While the Ethiopian government has made significant efforts to improve reception conditions for returning migrants, challenges and gaps remain. Shelter capacity for new arrivals is limited. Reception facilities are overcrowded and there are inadequate measures in place to reduce the spread of communicable diseases, including COVID-19. And, because most migrants pass quickly in and out of reception centers, there often isn’t enough time to get them the care and services they need. If the number of arrivals increases as expected throughout 2021, these gaps will only grow.
Upon arrival at the airport, returnees with mild to moderate mental health issues are referred to MSF’s therapeutic counseling center (TCC) in Addis Ababa. Depending on their needs, they might spend a few days or up to a month or more at the center where they receive food, clothes, shelter, and assistance for transportation until they are ready to go home.
MSF physicians also treat injuries and other medical needs. In individual and group therapy sessions, our psychologists provide counseling and empower patients with coping strategies to help them overcome common mental health issues, like post-traumatic stress disorder (PTSD), depression, anxiety, and insomnia. Simple activities like playing games, drawing, doing laundry, and having lunch together help patients reestablish a sense of normalcy and dignity.
Now 30 years old, Muntaha is one of 15 patients currently being treated at the TCC. She is finally receiving follow-up medical treatment for the injuries she sustained in Saudi Arabia. And, through group and private sessions with MSF psychologists, she has started processing what she’s experienced and learning how to manage her ongoing mental health symptoms.
Very soon, she will be ready to return to her home region. When patients are ready to leave the TCC, MSF connects them with services in their area, and TCC staff continue to follow up with them remotely. “Now, I just miss my children,” said Muntaha. “So I want to go to them.”
An uncertain future
For other returnees, the prospect of returning home can come with a host of new fears and challenges. There can be shame and even stigma in returning empty-handed after migrating to earn money for one’s family. Some returnees have caused their families to go deeper into debt to pay traffickers along the route, putting their loved ones in an even worse financial situation. Beyond the pressures of unmet expectations, some deportees return home with mental health conditions that require ongoing care, a reality that some families and communities struggle to accept.
Support services for reintegration are limited at best and non-existent in many areas. Ensuring continuity of medical and mental health care is also a significant challenge. There is little to no access to mental health services, including psychiatric care, outside of Addis Ababa, especially in remote areas of Ethiopia. Therefore, after patients are discharged, they face a high risk of relapsing.
Lack of follow-up, especially for returnees with specific medical and social needs, not only compromises access to vital health services and reintegration into the community, it also increases their risk of repeat migration abroad. Many returnees decide they have no choice but to try the journey again and re-expose themselves to the same traumas.

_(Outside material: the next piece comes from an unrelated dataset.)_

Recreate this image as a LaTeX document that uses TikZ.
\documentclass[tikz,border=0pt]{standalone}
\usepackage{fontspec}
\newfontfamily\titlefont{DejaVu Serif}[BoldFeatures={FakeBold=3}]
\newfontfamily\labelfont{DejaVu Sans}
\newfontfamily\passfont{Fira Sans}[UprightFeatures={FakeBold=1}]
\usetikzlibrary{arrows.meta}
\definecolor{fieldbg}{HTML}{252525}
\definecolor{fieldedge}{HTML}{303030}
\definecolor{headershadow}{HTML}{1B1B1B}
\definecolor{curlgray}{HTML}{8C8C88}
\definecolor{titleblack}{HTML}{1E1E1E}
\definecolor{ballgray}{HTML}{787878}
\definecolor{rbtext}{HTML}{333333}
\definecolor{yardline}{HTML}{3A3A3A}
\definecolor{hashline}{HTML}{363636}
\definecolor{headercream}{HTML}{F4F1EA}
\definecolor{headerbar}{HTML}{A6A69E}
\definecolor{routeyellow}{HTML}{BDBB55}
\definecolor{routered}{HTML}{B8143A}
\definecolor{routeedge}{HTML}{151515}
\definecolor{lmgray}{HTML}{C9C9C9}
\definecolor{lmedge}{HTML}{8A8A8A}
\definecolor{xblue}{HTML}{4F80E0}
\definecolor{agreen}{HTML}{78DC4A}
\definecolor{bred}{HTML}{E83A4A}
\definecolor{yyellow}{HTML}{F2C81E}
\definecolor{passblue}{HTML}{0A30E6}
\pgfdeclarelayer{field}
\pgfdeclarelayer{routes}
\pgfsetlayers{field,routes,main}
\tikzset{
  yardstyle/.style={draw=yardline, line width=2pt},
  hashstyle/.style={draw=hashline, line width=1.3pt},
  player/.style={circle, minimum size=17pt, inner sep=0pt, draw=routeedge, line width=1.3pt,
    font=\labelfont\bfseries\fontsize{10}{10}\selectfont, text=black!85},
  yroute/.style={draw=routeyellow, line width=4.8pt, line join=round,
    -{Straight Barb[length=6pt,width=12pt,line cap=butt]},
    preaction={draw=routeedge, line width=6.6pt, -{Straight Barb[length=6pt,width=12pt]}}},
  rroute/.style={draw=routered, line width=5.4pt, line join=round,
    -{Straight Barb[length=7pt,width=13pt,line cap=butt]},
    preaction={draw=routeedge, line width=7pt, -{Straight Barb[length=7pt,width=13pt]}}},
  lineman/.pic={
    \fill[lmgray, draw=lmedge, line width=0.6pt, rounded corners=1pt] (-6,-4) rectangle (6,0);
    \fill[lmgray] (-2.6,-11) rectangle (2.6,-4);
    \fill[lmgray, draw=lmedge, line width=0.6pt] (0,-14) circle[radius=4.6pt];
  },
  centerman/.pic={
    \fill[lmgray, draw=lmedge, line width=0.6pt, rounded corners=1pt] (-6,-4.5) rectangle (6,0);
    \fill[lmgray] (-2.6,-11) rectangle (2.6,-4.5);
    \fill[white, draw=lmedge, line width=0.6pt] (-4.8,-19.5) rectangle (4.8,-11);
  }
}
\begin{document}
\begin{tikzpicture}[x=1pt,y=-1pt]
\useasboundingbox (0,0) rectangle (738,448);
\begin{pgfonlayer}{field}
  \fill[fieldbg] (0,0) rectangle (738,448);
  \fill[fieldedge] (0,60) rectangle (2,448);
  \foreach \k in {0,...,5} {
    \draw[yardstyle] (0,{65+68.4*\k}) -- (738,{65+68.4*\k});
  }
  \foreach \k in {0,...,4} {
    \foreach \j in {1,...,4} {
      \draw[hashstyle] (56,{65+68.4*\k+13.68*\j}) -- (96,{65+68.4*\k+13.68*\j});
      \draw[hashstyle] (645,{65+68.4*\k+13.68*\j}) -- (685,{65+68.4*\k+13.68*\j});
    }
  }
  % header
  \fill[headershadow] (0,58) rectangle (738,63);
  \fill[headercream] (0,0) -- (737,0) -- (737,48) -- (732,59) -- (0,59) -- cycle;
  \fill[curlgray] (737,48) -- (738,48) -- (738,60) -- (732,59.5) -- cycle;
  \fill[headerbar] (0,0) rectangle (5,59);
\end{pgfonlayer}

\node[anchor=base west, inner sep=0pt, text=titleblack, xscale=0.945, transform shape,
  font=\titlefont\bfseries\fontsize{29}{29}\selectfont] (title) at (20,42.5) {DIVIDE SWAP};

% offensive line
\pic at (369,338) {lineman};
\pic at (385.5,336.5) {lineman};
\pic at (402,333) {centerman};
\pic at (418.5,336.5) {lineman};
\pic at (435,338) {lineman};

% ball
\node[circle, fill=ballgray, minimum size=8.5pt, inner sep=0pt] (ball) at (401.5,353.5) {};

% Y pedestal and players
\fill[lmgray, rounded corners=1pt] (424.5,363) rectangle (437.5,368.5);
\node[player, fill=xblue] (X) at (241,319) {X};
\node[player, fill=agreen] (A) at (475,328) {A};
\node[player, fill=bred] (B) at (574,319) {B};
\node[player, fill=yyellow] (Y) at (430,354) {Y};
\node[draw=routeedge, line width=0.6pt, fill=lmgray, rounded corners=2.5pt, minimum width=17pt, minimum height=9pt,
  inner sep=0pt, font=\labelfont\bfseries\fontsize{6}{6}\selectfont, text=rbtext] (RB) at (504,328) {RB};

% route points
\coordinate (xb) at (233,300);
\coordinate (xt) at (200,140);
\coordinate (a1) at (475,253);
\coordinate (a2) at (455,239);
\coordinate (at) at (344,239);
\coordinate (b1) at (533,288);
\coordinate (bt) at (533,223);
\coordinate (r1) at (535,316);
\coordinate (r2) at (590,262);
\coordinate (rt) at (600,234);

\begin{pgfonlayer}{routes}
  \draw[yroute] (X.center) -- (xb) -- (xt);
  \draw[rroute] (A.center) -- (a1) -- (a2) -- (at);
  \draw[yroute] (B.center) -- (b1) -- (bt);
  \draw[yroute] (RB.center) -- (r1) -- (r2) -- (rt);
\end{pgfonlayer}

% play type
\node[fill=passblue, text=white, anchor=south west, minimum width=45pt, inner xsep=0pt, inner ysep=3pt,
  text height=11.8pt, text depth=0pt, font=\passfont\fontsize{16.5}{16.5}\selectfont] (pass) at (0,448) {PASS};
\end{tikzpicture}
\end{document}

For these reasons, MSF will soon expand its existing follow-up services for patients after they return home. The team at the TCC has already started accompanying particularly vulnerable patients back to their communities, helping to improve acceptance, ensure continued medical care, and facilitate their reintegration. TCC staff have seen first-hand the difference it makes when returnees receive support and resources, both upon arrival and during their uncertain transition home. For many, it can be the deciding factor in whether they repeat this traumatic cycle of migration, detention, and deportation.